I’d like to tell you about a book that I read this summer. But before I do, let me tell you a bit how I think about reading and my soul. The bedrock of my soul’s health is reading the Scriptures day by day and through the entire Bible each year. I commend this to all in our church family. I have often said, and now am eager to say again, that perhaps the best thing you can do for your soul is to be reading the Bible.
In addition to Bible reading, I read other books as well. I especially look for books that will feed my soul. Why? Because I don’t take my soul’s health for granted. It doesn’t stay healthy just because I prayed to receive Jesus many years ago. What do I look for in these “soul books?” I look for books that talk about the Bible like a good sermon does. They explain and focus my attention on something in the Scriptures that I’ve read before, but wouldn’t have noticed and thought about as much.
This summer I read Humbled: Welcoming the Uncomfortable Work of God by David Mathis. I trust him to spoon-feed Bible to my soul. Why do we need to hear about this topic? Mathis writes, “To live in this world, fallen as it is, and sinners as we are, is to be humbled. It’s only a matter of time. … It descends, often without warning. We’re caught off guard. It hurts to be humbled. We do not want it. We would pray, like Jesus, for the cup to pass. But it is here, …”

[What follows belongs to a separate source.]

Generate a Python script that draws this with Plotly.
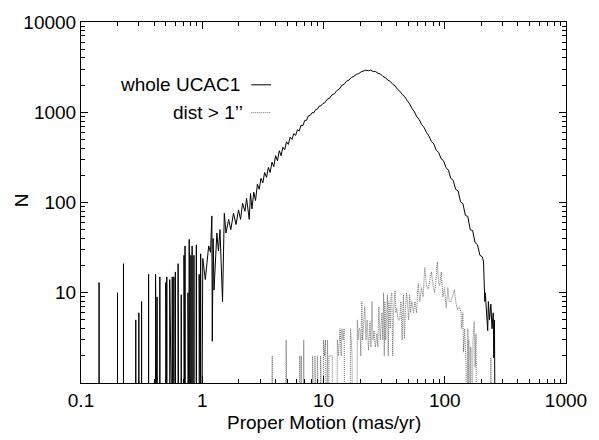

What is humility about? “Humility entails a right view of self, as created by and accountable to God—and this requires a right view of God, as Creator and as authoritative in relation to his creatures. Humility is not, then, preoccupied with oneself and one’s own lowliness, but first mindful and conscious of God and his highness. Humility becomes conscious of self only with respect to God.”
Humility is not our taking the initiative to humble ourselves, but our responding to God’s bringing humbling circumstances to us. When these come, how will we respond? Will we humble ourselves?
Humility begins with hearing God’s word: “Will you begin this day with the sound of God’s voice, the whispers of your own, or the words of someone else?” Prayer is the sound of the humbled: “We most humble ourselves in prayer when we appeal to God for what is plainly beyond our ability to produce.”
Mathis writes about how humility touches fellowship (“you are not that special”) and fasting. “Fasting is an act of self-humbling by declaring our need to God, and by allowing ourselves to see afresh how weak we really are, as we experience the anxiety and irritability that come with an empty stomach.”
The last two chapters are on our cultural tendency to make ourselves look better than we are and on Christ’s humility and what this means for us. On the last page, Mathis writes, “God’s favor for the humble will shine forth. His rescuing grace will arrive. He will not leave his humbled unexalted, if his humbled cling to him.” Those words are solid Bible and they are solid encouragement to keep walking in God’s paths, not my own.
This short book (~100 pages) might be just the nourishment your soul needs to keep looking away from yourself and to keep looking to Jesus for all you need.